In general most here feel the test strips to be pretty inaccurate so alomost any reading from them is questionable.If you do keep using them I hope you don't dip them into your tank!Remove a small amount of tank water dip in that and dispose of water.
Sounds like you are very close to completely cycled!


----------



## fishlips (Jul 8, 2014)

Thanks, that's just I wanted to know. I did treat with Prime when I filled the tank. I'll treat again today. What would cause that?

Oh and wow, thanks for the no dip in tank tip. I have been dipping them straight in. No more!


----------



## coralbandit (Jul 29, 2012)

You,me and Charles(inkmaker) are probly the only people with chlorine test kits .Any pool store will have one godd enough for others who are curious.
I can't even think of one reason to get a false positive reading for chlorine.I prep all my water in rubbermaid garbage cans so I dump the proper amount of prime/safe into barrel and by the time the can is filled it test 0.The prime works basically instantly.


----------



## fishlips (Jul 8, 2014)

It's strange that it reads for chlorine at all and that's the major reason I posted the numbers yesterday.
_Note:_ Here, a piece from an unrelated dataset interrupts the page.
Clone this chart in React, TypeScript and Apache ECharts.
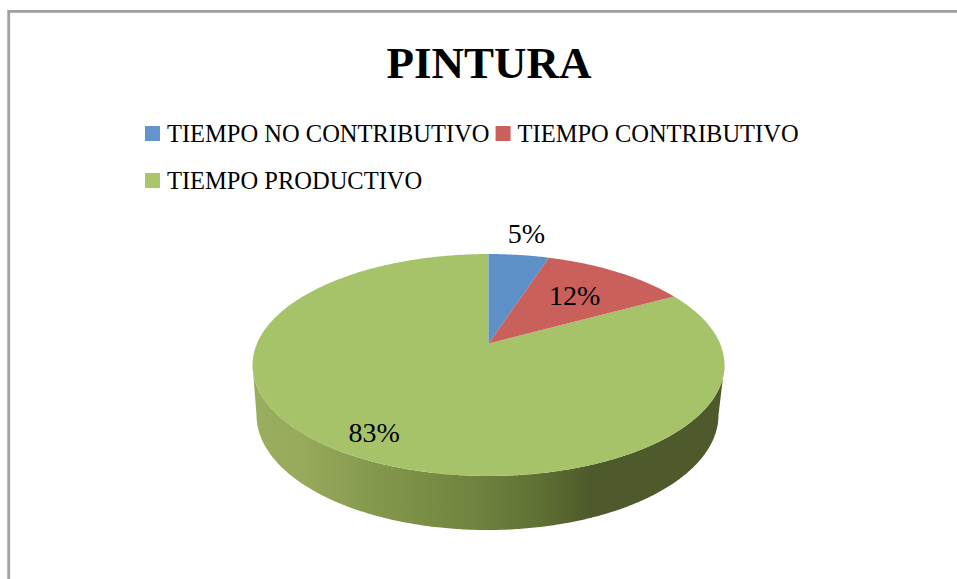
import React, { useEffect, useRef } from "react";
import * as echarts from "echarts";

const chartTitle = "PINTURA";
const categories = ["TIEMPO NO CONTRIBUTIVO", "TIEMPO CONTRIBUTIVO", "TIEMPO PRODUCTIVO"];
const shares = [5, 12, 83];
const colors = ["#5c90c6", "#c9605c", "#a6c36a"];
const legendColors = ["#6096cc", "#c9605c", "#abc56b"];
const labelRadius = [1.31, 0.64, 0.835];

const FONT = '"Liberation Serif", serif';
const TOTAL = shares.reduce((a, b) => a + b, 0);

// Perspective view of the pie's top face
const CX = 488.5;
const CY = 343.5;
const RX = 231.5;
const RY = 106.8;
const K = 0.1937;
// Lower rim of the wall
const LOW_CX = 487.5;
const LOW_CY = 415;
const LOW_RX = 231;
const LOW_RY = 115;

const TAU = Math.PI * 2;
const tangent = Math.acos(-K);

function topPoint(theta: number, r = 1): number[] {
  const w = 1 + K * r * Math.cos(theta);
  return [CX + (RX * r * Math.sin(theta)) / w, CY - (RY * r * Math.cos(theta)) / w];
}

function lowPoint(theta: number): number[] {
  const phi = Math.PI / 2 + ((theta - tangent) * Math.PI) / (TAU - 2 * tangent);
  return [LOW_CX + LOW_RX * Math.sin(phi), LOW_CY - LOW_RY * Math.cos(phi)];
}

function arc(a: number, b: number, fn: (t: number) => number[]): number[][] {
  const n = Math.max(2, Math.ceil((b - a) / 0.01));
  const pts: number[][] = [];
  for (let i = 0; i <= n; i++) pts.push(fn(a + ((b - a) * i) / n));
  return pts;
}

const wallFill = new echarts.graphic.LinearGradient(
  CX - 236, 0, CX + 236, 0,
  [
    { offset: 0, color: "#9aae5e" },
    { offset: 0.11, color: "#97a95b" },
    { offset: 0.25, color: "#85994d" },
    { offset: 0.47, color: "#70833f" },
    { offset: 0.61, color: "#5f7033" },
    { offset: 0.715, color: "#4e5a2b" },
    { offset: 1, color: "#4f5a2c" },
  ],
  true
);

function makeRender(index: number) {
  return (_params: any, api: any) => {
    const value = api.value(0);
    const before = shares.slice(0, index).reduce((a, b) => a + b, 0);
    const start = (before / TOTAL) * TAU;
    const end = ((before + value) / TOTAL) * TAU;
    const children: any[] = [];

    const wa = Math.max(start, tangent);
    const wb = Math.min(end, TAU - tangent);
    if (wb > wa) {
      children.push({
        type: "polygon",
        shape: { points: [...arc(wa, wb, (t) => topPoint(t)), ...arc(wa, wb, lowPoint).reverse()] },
        style: { fill: wallFill },
      });
    }

    children.push({
      type: "polygon",
      shape: { points: [[CX, CY], ...arc(start, end, (t) => topPoint(t))] },
      style: { fill: colors[index] },
    });

    const [lx, ly] = topPoint((start + end) / 2, labelRadius[index]);
    children.push({
      type: "text",
      z2: 10,
      style: {
        text: `${value}%`,
        x: lx,
        y: ly,
        align: "center",
        verticalAlign: "middle",
        fill: "#000000",
        font: `28px ${FONT}`,
      },
    });
    return { type: "group", children };
  };
}

export default function App() {
  const ref = useRef<HTMLDivElement>(null);

  useEffect(() => {
    document.body.style.margin = "0";
    const chart = echarts.init(ref.current!, undefined, { renderer: "svg" });
    const legendBase = {
      orient: "horizontal" as const,
      icon: "rect",
      itemWidth: 15,
      itemHeight: 15,
      itemGap: 6,
      padding: 0,
      selectedMode: false,
      textStyle: { fontFamily: FONT, fontSize: 24.5, color: "#000000", padding: [0, 0, 0, 2] },
    };
    chart.setOption({
      animation: false,
      backgroundColor: "#ffffff",
      title: {
        text: chartTitle,
        left: 386.5,
        top: 40,
        padding: 0,
        textStyle: { fontFamily: FONT, fontSize: 45, fontWeight: "bold", color: "#000000" },
      },
      legend: [
        { ...legendBase, left: 145, top: 121, data: categories.slice(0, 2) },
        { ...legendBase, left: 145, top: 168, data: categories.slice(2) },
      ],
      graphic: [
        {
          type: "polyline",
          shape: { points: [[8.7, 579], [8.7, 11.4], [957, 11.4]] },
          style: { fill: "none", stroke: "#a0a0a0", lineWidth: 2.8 },
        },
      ],
      series: categories.map((name, i) => ({
        type: "custom",
        name,
        coordinateSystem: "none",
        silent: true,
        itemStyle: { color: legendColors[i] },
        data: [[shares[i]]],
        renderItem: makeRender(i),
        z: i === 2 ? 2 : 3,
      })),
    });
    return () => chart.dispose();
  }, []);

  return <div ref={ref} style={{ position: "absolute", left: 0, top: 0, width: 957, height: 579 }} />;
}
It tested 0 on day 1. I use the Tetra dip strips just because they have the chlorine and hardness tests and the API Master doesn't.


----------



## coralbandit (Jul 29, 2012)

Most test strips can be innacurate so if that is how you are testing for chlorine it is possible your reading could be false?I have an liquid kit I got from Charles,but pool stores sell the same thing.Even just the reagent(only $2) and any tube should work.Mine uses 10ml water with 3 drops so that is 2x the line in API test vials.
Long and short if you used the right amount of prime I'm 99% sure you don't have any chlorine,like I said I have tested just to see how quick it works and it is basically instant!Chlorine can't come back it has to be added,via bleech or PP or some other "oxidiser".
That and chlorine does evaporate in 24 hours,BUT chloramine does not.Chlormine is removed with prime also and worst case is you would have a low ammonia reading as it is chlorine and ammonia that make chloramine.


----------



## fishlips (Jul 8, 2014)

Thanks. The strips have always shown 0 chlorine whenever I've used them, in this tank or my other, until today. Weird. Anyway, I've treated with Prime today just to be sure. Should be fine now.


----------